Written instruction: Say how many lines of the listing below contain "LaTeX", giving the number and nothing else.

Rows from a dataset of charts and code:
-- start --
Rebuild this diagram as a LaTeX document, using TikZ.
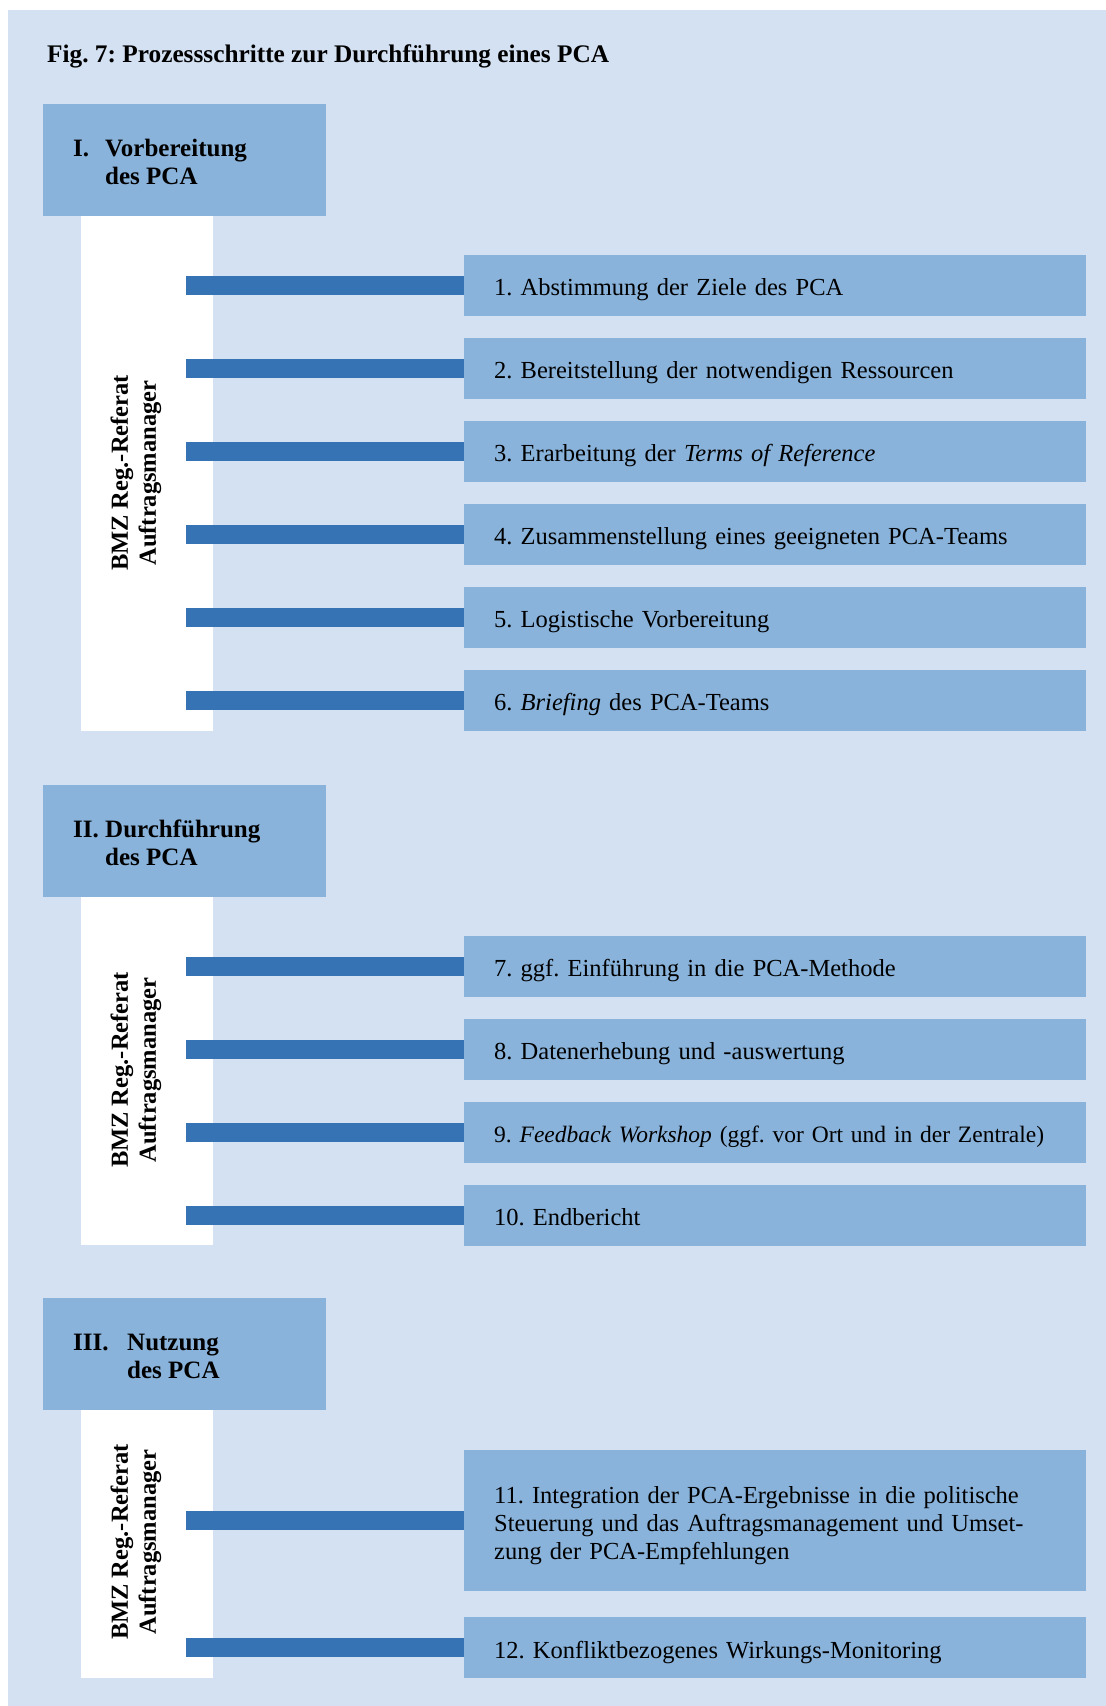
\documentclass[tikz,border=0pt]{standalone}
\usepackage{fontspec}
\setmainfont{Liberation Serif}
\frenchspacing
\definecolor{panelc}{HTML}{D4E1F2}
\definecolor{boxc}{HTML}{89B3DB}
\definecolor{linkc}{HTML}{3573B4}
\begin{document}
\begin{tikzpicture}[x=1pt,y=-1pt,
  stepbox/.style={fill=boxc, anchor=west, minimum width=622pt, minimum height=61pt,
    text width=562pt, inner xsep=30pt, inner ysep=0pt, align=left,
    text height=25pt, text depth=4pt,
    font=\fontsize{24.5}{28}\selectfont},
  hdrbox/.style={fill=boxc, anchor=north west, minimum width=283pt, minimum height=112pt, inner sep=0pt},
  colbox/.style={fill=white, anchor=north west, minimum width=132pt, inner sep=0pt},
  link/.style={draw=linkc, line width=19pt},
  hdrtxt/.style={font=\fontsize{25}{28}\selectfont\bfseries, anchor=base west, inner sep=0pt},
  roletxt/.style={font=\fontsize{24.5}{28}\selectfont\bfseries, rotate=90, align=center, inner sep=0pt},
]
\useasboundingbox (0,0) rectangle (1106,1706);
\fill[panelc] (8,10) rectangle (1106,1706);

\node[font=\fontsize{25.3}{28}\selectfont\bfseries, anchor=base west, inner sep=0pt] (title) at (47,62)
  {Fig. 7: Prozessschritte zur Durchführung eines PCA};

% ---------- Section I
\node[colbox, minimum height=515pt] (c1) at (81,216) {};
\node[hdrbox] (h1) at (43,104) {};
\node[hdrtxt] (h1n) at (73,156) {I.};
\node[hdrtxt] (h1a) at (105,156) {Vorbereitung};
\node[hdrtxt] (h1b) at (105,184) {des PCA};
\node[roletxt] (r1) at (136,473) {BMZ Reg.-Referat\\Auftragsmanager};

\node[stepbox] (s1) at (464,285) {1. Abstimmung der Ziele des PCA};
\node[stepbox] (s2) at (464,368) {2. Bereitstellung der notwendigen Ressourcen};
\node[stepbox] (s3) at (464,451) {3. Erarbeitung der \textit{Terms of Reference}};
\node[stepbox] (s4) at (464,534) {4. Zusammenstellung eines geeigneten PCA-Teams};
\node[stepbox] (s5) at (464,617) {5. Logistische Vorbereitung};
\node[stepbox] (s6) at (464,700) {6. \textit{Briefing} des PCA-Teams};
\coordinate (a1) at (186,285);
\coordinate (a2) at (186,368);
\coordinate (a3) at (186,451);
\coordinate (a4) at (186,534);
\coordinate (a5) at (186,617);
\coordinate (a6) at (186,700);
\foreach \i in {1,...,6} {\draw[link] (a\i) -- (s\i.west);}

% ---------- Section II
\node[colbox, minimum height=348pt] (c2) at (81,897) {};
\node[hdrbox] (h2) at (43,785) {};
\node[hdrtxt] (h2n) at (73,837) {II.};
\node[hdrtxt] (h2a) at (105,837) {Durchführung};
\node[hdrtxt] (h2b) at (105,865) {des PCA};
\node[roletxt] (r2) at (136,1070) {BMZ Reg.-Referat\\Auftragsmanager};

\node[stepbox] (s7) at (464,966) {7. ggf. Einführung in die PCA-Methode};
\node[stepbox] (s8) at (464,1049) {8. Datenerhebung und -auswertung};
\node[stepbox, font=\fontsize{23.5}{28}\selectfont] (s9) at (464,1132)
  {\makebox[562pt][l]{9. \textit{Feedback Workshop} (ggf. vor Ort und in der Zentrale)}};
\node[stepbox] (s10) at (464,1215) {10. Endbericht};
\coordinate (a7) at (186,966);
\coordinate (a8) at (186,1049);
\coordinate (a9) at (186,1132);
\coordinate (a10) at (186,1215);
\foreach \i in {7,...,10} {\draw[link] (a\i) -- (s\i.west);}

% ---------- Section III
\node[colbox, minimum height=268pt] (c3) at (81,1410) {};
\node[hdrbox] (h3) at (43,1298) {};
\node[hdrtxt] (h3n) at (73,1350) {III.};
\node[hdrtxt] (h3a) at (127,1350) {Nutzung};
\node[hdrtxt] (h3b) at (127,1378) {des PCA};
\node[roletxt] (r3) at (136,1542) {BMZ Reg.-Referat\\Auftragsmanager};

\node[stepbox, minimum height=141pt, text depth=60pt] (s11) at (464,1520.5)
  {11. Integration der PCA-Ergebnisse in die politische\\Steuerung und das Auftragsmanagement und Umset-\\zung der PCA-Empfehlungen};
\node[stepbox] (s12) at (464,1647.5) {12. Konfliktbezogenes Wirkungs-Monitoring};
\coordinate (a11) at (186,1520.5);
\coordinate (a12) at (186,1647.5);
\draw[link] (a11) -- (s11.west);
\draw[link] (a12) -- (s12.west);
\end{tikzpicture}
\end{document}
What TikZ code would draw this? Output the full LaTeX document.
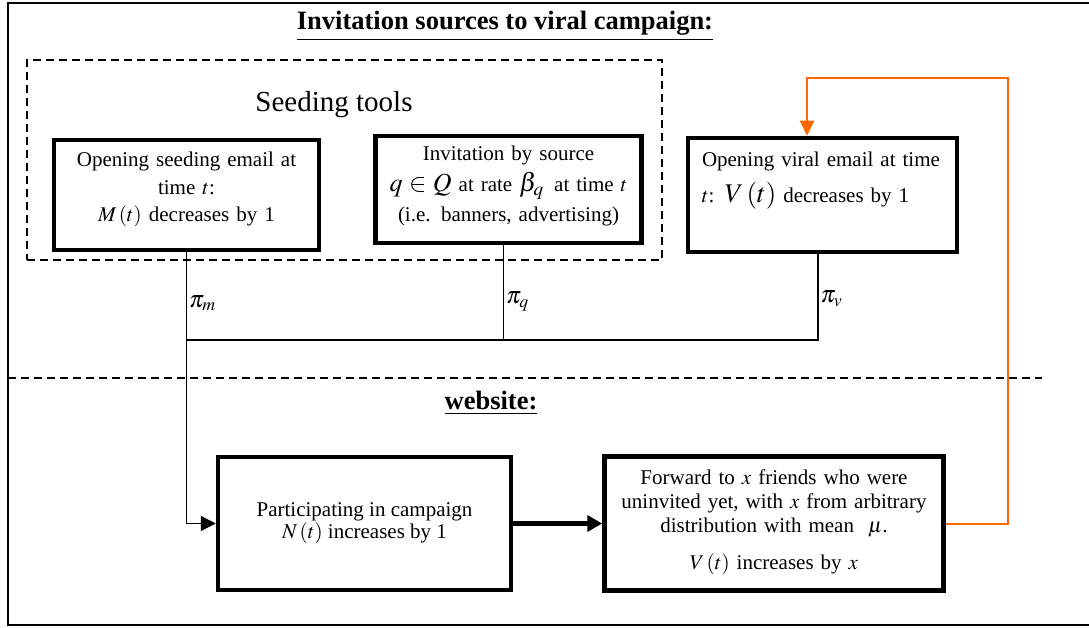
-- end --
Solution for this task: 2